What to produce =
Look through the records that follow. Copy every line containing the word "this".

Dataset extract =
○ ○ ○ ○ ○ ○ ○
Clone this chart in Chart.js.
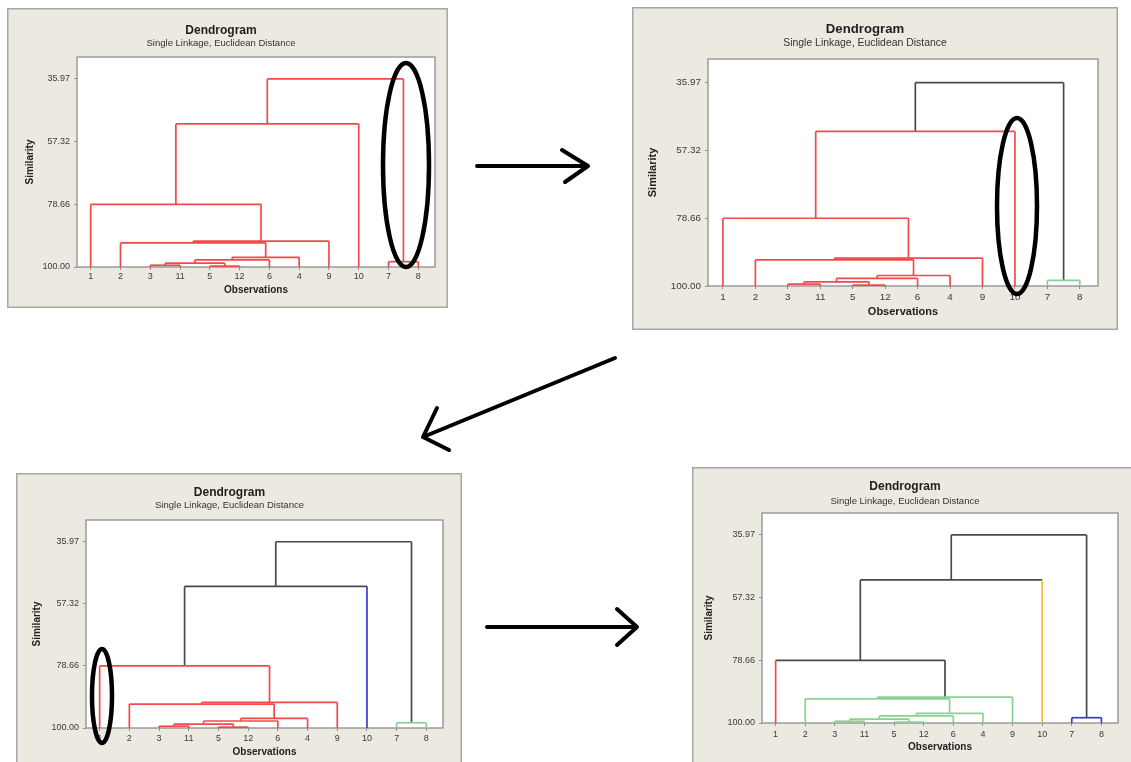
○ ○ ○ ○ ○ ○ ○
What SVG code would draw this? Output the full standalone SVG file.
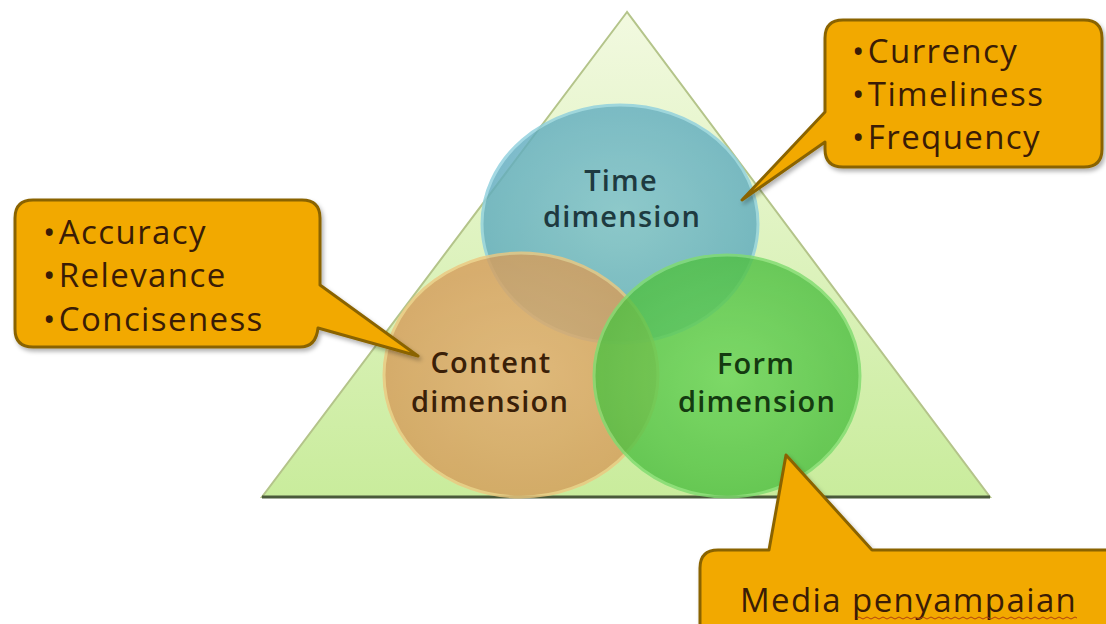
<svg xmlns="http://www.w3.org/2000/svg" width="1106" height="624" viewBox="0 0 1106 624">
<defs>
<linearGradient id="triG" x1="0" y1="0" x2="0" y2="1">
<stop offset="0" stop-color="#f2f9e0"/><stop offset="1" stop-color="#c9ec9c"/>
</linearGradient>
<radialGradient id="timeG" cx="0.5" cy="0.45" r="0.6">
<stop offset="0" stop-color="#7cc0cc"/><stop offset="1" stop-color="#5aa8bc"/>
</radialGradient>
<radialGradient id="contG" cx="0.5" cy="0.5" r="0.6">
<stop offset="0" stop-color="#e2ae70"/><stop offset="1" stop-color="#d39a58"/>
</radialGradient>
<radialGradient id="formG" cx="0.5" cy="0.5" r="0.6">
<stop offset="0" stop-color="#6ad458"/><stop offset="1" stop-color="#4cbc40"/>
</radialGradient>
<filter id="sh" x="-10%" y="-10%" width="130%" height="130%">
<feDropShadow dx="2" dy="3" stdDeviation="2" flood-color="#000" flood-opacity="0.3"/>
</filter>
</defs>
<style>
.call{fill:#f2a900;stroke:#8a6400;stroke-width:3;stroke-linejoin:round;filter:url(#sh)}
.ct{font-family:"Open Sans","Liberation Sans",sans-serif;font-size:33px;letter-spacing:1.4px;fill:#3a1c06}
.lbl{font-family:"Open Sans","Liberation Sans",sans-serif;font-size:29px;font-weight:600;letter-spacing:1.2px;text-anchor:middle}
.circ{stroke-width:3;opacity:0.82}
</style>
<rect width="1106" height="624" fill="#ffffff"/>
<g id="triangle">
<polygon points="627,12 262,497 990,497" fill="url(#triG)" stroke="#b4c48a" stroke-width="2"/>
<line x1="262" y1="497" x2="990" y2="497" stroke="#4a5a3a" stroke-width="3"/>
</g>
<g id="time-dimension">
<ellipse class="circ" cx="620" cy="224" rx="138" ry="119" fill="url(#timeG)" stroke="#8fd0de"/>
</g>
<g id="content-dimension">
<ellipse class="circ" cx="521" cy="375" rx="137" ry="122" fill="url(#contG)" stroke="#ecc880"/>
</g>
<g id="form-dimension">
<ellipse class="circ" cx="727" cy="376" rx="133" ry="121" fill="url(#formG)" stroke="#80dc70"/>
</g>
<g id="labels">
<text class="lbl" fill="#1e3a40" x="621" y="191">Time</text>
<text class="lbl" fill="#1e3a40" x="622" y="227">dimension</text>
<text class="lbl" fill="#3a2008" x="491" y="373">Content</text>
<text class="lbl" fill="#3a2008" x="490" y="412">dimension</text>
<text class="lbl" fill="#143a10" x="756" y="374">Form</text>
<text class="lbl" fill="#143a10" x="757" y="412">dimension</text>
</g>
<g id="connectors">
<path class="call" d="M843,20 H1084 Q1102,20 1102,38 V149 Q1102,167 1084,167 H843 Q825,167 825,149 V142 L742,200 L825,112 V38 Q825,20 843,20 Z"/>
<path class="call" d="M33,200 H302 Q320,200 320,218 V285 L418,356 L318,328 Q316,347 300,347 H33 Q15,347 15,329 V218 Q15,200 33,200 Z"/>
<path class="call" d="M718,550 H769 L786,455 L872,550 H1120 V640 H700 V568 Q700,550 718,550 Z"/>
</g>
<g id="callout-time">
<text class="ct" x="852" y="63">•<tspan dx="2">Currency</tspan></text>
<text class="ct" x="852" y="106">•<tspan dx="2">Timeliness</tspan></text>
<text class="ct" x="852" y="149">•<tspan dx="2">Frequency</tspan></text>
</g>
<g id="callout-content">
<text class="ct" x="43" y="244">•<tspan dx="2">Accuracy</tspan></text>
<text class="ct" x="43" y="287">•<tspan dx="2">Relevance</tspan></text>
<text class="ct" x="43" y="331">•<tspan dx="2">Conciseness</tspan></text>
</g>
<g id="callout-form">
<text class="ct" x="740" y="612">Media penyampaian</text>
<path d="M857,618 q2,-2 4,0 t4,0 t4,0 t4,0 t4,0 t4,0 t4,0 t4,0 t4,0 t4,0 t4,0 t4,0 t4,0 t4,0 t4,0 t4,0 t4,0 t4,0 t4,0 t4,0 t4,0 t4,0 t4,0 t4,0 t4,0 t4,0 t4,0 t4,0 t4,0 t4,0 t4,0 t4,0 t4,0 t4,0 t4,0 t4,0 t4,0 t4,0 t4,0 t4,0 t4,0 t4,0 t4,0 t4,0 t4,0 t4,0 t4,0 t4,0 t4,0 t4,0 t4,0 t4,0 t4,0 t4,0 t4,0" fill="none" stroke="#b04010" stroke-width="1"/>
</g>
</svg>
○ ○ ○ ○ ○ ○ ○
Expected answer =
Clone this chart in Chart.js.
What SVG code would draw this? Output the full standalone SVG file.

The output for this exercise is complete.